キャンティ・クラシコには、3つの主要なカテゴリーが存在する。

  1. Annata(アナータ)
     収穫後約1年の熟成でリリースされる基本タイプ。果実味が豊かで親しみやすい。

  2. Riserva(リゼルヴァ)
     最低24か月の熟成が義務付けられ、より複雑で深みのある味わい。

  3. Gran Selezione(グラン・セレツィオーネ)
     2014年に新設された最上級区分。自社畑のぶどうのみを使用し、30か月以上熟成。

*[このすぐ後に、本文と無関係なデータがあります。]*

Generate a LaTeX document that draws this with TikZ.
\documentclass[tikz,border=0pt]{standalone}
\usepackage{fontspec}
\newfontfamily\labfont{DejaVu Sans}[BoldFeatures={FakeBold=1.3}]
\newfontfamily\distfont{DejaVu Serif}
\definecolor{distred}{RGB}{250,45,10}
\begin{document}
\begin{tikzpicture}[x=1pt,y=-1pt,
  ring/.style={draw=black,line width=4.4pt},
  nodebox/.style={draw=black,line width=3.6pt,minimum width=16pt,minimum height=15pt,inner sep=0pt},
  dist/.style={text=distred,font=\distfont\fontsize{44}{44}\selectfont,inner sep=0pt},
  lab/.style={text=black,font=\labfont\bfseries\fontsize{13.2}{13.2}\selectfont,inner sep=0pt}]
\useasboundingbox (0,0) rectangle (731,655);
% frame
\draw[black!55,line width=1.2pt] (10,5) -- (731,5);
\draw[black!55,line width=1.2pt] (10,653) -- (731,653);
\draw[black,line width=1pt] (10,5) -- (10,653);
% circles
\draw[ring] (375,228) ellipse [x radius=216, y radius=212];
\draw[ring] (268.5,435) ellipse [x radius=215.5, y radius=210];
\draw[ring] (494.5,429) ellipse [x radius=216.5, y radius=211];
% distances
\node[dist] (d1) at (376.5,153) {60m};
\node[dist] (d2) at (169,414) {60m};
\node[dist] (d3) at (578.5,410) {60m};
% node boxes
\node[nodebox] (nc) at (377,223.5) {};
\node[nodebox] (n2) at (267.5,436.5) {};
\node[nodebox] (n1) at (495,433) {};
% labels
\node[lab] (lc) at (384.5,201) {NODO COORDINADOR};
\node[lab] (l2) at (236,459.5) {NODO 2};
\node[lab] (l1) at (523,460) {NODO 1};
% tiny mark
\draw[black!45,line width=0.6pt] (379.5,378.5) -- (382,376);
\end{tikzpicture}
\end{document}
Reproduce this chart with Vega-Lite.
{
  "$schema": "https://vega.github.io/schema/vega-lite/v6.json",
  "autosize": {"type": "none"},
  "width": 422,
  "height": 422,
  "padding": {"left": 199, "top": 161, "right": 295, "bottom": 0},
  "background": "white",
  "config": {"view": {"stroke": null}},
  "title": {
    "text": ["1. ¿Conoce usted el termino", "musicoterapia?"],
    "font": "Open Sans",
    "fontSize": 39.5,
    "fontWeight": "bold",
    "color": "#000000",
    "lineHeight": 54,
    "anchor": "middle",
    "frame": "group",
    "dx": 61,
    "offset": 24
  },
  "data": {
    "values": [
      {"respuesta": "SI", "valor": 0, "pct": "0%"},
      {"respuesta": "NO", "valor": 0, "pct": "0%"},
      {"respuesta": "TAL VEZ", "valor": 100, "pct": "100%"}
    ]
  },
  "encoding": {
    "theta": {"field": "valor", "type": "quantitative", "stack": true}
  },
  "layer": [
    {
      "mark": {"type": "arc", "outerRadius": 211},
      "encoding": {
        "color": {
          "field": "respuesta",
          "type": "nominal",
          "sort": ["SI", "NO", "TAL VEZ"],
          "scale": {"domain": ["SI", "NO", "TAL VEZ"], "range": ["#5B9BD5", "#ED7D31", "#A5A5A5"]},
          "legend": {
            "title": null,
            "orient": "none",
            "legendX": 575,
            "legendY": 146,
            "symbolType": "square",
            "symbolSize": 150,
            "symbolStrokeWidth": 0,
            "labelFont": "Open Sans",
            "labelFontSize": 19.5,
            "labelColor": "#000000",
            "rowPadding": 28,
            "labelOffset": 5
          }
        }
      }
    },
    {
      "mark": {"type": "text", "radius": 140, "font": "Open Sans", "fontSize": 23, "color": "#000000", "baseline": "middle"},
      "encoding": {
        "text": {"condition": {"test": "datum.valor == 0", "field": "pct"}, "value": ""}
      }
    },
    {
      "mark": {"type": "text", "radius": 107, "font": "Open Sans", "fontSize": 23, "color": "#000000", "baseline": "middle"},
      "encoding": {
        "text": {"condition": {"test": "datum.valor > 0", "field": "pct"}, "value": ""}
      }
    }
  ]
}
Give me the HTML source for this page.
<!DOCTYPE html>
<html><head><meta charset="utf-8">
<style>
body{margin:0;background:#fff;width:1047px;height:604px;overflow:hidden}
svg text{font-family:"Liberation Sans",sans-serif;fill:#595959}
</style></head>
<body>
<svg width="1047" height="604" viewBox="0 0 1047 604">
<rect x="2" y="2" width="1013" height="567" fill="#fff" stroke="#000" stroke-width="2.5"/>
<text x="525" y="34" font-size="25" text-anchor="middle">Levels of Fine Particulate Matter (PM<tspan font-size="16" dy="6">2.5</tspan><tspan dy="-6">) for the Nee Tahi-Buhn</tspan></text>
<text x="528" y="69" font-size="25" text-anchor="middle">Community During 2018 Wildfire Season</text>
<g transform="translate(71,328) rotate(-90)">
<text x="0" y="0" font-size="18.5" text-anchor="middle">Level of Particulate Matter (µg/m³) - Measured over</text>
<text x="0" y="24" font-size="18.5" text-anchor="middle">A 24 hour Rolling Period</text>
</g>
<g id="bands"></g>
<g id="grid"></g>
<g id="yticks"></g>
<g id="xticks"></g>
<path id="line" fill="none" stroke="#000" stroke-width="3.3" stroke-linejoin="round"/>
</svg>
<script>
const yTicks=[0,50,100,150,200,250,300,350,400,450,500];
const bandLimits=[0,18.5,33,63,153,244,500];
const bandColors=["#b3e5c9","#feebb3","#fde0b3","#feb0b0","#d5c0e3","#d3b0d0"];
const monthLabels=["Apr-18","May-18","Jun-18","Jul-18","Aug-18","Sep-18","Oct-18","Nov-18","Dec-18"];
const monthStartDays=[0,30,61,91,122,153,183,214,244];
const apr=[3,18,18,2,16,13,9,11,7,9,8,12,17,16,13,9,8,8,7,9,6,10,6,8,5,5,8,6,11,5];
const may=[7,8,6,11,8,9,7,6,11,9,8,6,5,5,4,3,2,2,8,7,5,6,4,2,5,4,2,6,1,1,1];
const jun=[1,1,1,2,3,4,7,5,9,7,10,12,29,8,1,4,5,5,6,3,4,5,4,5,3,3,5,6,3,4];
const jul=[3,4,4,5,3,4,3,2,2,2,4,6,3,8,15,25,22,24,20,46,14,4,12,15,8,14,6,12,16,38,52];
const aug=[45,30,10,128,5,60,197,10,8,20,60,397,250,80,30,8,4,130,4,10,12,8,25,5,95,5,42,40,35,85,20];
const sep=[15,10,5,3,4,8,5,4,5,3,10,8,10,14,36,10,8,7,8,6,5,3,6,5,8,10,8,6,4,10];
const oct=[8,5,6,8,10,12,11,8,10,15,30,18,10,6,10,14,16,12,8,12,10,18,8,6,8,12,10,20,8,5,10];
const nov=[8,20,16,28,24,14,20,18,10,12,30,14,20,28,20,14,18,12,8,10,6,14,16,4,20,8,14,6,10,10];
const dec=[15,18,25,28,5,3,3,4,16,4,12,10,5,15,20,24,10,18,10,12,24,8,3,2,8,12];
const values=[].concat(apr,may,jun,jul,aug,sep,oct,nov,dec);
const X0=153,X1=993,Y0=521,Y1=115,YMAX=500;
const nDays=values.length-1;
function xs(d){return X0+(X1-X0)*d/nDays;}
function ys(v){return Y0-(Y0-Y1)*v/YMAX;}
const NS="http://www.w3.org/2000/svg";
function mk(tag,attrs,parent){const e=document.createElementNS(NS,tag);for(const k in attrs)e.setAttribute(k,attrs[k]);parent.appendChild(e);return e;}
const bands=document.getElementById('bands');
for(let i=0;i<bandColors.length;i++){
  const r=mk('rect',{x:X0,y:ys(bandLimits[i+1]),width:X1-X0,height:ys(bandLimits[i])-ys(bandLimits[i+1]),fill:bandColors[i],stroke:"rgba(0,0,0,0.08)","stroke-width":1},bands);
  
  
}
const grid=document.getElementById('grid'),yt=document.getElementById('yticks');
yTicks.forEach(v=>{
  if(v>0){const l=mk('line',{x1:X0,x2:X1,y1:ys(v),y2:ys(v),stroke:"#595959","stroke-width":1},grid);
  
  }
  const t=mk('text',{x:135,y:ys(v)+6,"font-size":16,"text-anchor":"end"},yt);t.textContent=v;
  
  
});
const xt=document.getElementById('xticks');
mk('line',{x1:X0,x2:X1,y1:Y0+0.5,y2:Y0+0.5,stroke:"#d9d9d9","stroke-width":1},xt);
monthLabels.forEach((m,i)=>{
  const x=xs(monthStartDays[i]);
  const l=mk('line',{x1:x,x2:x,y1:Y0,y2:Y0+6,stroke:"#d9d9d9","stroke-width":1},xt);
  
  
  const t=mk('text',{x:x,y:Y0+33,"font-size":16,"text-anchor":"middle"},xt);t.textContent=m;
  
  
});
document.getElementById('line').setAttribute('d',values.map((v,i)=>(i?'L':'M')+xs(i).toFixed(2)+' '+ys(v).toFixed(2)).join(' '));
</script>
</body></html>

厳格な品質基準を満たすトップ・キュヴェだ。

 

このように、同じキャンティ・クラシコでもスタイルは多様で、カジュアルにも高級志向にも対応する幅の広さがある。

 


近年の革新とサステナビリティ

キャンティ・クラシコ地区の生産者たちは、伝統を守りながらも革新を止めない。
近年では、有機栽培やビオディナミ農法の導入が進み、自然環境への配慮を重視するワイナリーが増加している。

 

また、気候変動への対応として標高の高い畑を開拓したり、ブドウの樹齢を厳選するなど、品質向上への取り組みも活発だ。
一部の生産者は、古代の製法であるセメントタンクやアンフォラ(粘土壺)を使い、よりピュアなサンジョヴェーゼの表現を追求している。

 

 

その結果、現代のキャンティ・クラシコは、伝統的な骨格を持ちながらも、世界のどのワインにも負けない洗練されたスタイルを確立している。

 


相性の良い料理

キャンティ・クラシコは、まさに食と共にあるワインだ。
特にトスカーナの郷土料理との相性は抜群である。

  • ビステッカ・アッラ・フィオレンティーナ(Tボーンステーキ)
     力強いタンニンが肉の旨味を引き立てる。

  • トマトソースのパスタ(パッパ・アル・ポモドーロなど)
     酸味のあるサンジョヴェーゼがトマトの風味と絶妙に調和。

  • ペコリーノチーズや生ハム
     熟成タイプのクラシコと合わせると、旨味と塩味が絡み合い、余韻が広がる。

 

また、和食でも、すき焼きや照り焼きなど甘辛い味付けの料理と好相性だ。

 


黒い雄鶏が示す「本物」の証

キャンティ・クラシコのボトルに刻まれた黒い雄鶏は、単なる装飾ではない。
それは、700年以上にわたる伝統、土地の誇り、そして革新を続ける造り手たちの情熱の象徴である。

 

 

世界中で多くの「キャンティ」が流通する中で、このエンブレムを持つワインこそ、トスカーナの真髄を体現する一本だ。

 


まとめ

キャンティ・クラシコは、歴史・風土・情熱の三拍子が揃ったトスカーナの至宝である。
サンジョヴェーゼが持つ繊細な酸と深い果実味、そして長い熟成によって生まれる複雑さ。
それはまるで、トスカーナの丘陵に沈む夕陽のように、静かでありながら心を震わせる美しさを放つ。

 

 

黒い雄鶏のシンボルが描かれた一本を手にしたとき、あなたはきっと、その歴史と情熱を感じ取ることができるだろう。